# [Exercise objective]
Please give the listing again in its entirety, exactly as written.

# [Information supplied]
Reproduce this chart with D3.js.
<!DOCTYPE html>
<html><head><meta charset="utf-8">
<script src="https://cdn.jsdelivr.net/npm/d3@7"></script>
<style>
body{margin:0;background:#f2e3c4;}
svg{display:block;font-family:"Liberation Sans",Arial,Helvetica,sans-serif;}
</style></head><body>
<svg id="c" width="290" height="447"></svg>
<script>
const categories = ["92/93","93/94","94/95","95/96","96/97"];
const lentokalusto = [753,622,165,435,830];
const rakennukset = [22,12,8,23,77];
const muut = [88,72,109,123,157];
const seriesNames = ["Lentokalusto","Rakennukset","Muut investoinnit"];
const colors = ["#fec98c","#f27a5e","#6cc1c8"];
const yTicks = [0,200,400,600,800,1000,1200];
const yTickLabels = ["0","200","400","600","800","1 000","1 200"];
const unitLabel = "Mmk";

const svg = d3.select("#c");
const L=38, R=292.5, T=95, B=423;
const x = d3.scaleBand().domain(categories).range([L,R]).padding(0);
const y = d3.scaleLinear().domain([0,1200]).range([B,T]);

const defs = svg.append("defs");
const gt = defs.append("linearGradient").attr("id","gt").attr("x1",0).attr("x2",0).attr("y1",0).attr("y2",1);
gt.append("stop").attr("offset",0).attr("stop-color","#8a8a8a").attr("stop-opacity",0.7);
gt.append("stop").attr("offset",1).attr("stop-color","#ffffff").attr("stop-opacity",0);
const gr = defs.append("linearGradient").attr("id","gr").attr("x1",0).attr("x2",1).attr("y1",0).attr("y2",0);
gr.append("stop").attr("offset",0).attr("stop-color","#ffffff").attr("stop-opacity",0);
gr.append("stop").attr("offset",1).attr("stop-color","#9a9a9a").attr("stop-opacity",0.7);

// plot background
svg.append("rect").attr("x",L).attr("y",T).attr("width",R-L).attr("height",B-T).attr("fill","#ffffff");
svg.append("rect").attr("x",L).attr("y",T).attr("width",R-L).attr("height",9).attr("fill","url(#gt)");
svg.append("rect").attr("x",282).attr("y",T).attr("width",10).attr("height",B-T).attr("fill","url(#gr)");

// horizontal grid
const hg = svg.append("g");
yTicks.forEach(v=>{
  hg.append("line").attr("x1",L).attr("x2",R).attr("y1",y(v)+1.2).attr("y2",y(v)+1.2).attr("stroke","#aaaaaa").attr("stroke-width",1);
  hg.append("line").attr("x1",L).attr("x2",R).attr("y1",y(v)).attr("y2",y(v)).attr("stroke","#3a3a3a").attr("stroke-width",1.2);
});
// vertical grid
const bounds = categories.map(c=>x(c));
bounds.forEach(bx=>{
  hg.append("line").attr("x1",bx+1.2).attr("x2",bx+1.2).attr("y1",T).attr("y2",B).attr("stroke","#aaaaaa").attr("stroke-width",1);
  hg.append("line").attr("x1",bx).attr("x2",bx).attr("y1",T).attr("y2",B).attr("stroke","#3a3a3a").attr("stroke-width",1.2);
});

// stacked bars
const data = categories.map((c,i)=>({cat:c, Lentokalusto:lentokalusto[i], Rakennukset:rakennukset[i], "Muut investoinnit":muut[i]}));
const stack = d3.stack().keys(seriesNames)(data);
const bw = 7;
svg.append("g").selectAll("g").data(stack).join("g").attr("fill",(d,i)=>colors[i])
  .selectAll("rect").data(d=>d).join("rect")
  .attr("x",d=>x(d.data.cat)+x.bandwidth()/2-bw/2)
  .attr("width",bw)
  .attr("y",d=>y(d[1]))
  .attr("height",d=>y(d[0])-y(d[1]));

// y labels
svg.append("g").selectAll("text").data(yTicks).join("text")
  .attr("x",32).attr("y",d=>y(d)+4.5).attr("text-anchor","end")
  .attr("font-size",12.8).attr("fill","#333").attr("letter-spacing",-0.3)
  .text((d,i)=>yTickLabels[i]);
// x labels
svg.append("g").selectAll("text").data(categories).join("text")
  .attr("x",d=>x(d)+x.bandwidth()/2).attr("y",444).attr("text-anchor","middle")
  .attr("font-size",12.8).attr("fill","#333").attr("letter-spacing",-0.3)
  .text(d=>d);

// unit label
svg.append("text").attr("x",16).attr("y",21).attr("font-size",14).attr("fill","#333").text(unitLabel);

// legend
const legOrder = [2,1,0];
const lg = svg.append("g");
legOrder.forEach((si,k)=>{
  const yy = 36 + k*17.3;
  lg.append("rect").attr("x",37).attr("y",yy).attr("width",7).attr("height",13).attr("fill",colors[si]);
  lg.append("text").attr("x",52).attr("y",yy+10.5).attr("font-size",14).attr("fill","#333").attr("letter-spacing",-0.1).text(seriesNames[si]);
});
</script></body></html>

# [The reply]
Reproduce this chart with D3.js.
<!DOCTYPE html>
<html><head><meta charset="utf-8">
<script src="https://cdn.jsdelivr.net/npm/d3@7"></script>
<style>
body{margin:0;background:#f2e3c4;}
svg{display:block;font-family:"Liberation Sans",Arial,Helvetica,sans-serif;}
</style></head><body>
<svg id="c" width="290" height="447"></svg>
<script>
const categories = ["92/93","93/94","94/95","95/96","96/97"];
const lentokalusto = [753,622,165,435,830];
const rakennukset = [22,12,8,23,77];
const muut = [88,72,109,123,157];
const seriesNames = ["Lentokalusto","Rakennukset","Muut investoinnit"];
const colors = ["#fec98c","#f27a5e","#6cc1c8"];
const yTicks = [0,200,400,600,800,1000,1200];
const yTickLabels = ["0","200","400","600","800","1 000","1 200"];
const unitLabel = "Mmk";

const svg = d3.select("#c");
const L=38, R=292.5, T=95, B=423;
const x = d3.scaleBand().domain(categories).range([L,R]).padding(0);
const y = d3.scaleLinear().domain([0,1200]).range([B,T]);

const defs = svg.append("defs");
const gt = defs.append("linearGradient").attr("id","gt").attr("x1",0).attr("x2",0).attr("y1",0).attr("y2",1);
gt.append("stop").attr("offset",0).attr("stop-color","#8a8a8a").attr("stop-opacity",0.7);
gt.append("stop").attr("offset",1).attr("stop-color","#ffffff").attr("stop-opacity",0);
const gr = defs.append("linearGradient").attr("id","gr").attr("x1",0).attr("x2",1).attr("y1",0).attr("y2",0);
gr.append("stop").attr("offset",0).attr("stop-color","#ffffff").attr("stop-opacity",0);
gr.append("stop").attr("offset",1).attr("stop-color","#9a9a9a").attr("stop-opacity",0.7);

// plot background
svg.append("rect").attr("x",L).attr("y",T).attr("width",R-L).attr("height",B-T).attr("fill","#ffffff");
svg.append("rect").attr("x",L).attr("y",T).attr("width",R-L).attr("height",9).attr("fill","url(#gt)");
svg.append("rect").attr("x",282).attr("y",T).attr("width",10).attr("height",B-T).attr("fill","url(#gr)");

// horizontal grid
const hg = svg.append("g");
yTicks.forEach(v=>{
  hg.append("line").attr("x1",L).attr("x2",R).attr("y1",y(v)+1.2).attr("y2",y(v)+1.2).attr("stroke","#aaaaaa").attr("stroke-width",1);
  hg.append("line").attr("x1",L).attr("x2",R).attr("y1",y(v)).attr("y2",y(v)).attr("stroke","#3a3a3a").attr("stroke-width",1.2);
});
// vertical grid
const bounds = categories.map(c=>x(c));
bounds.forEach(bx=>{
  hg.append("line").attr("x1",bx+1.2).attr("x2",bx+1.2).attr("y1",T).attr("y2",B).attr("stroke","#aaaaaa").attr("stroke-width",1);
  hg.append("line").attr("x1",bx).attr("x2",bx).attr("y1",T).attr("y2",B).attr("stroke","#3a3a3a").attr("stroke-width",1.2);
});

// stacked bars
const data = categories.map((c,i)=>({cat:c, Lentokalusto:lentokalusto[i], Rakennukset:rakennukset[i], "Muut investoinnit":muut[i]}));
const stack = d3.stack().keys(seriesNames)(data);
const bw = 7;
svg.append("g").selectAll("g").data(stack).join("g").attr("fill",(d,i)=>colors[i])
  .selectAll("rect").data(d=>d).join("rect")
  .attr("x",d=>x(d.data.cat)+x.bandwidth()/2-bw/2)
  .attr("width",bw)
  .attr("y",d=>y(d[1]))
  .attr("height",d=>y(d[0])-y(d[1]));

// y labels
svg.append("g").selectAll("text").data(yTicks).join("text")
  .attr("x",32).attr("y",d=>y(d)+4.5).attr("text-anchor","end")
  .attr("font-size",12.8).attr("fill","#333").attr("letter-spacing",-0.3)
  .text((d,i)=>yTickLabels[i]);
// x labels
svg.append("g").selectAll("text").data(categories).join("text")
  .attr("x",d=>x(d)+x.bandwidth()/2).attr("y",444).attr("text-anchor","middle")
  .attr("font-size",12.8).attr("fill","#333").attr("letter-spacing",-0.3)
  .text(d=>d);

// unit label
svg.append("text").attr("x",16).attr("y",21).attr("font-size",14).attr("fill","#333").text(unitLabel);

// legend
const legOrder = [2,1,0];
const lg = svg.append("g");
legOrder.forEach((si,k)=>{
  const yy = 36 + k*17.3;
  lg.append("rect").attr("x",37).attr("y",yy).attr("width",7).attr("height",13).attr("fill",colors[si]);
  lg.append("text").attr("x",52).attr("y",yy+10.5).attr("font-size",14).attr("fill","#333").attr("letter-spacing",-0.1).text(seriesNames[si]);
});
</script></body></html>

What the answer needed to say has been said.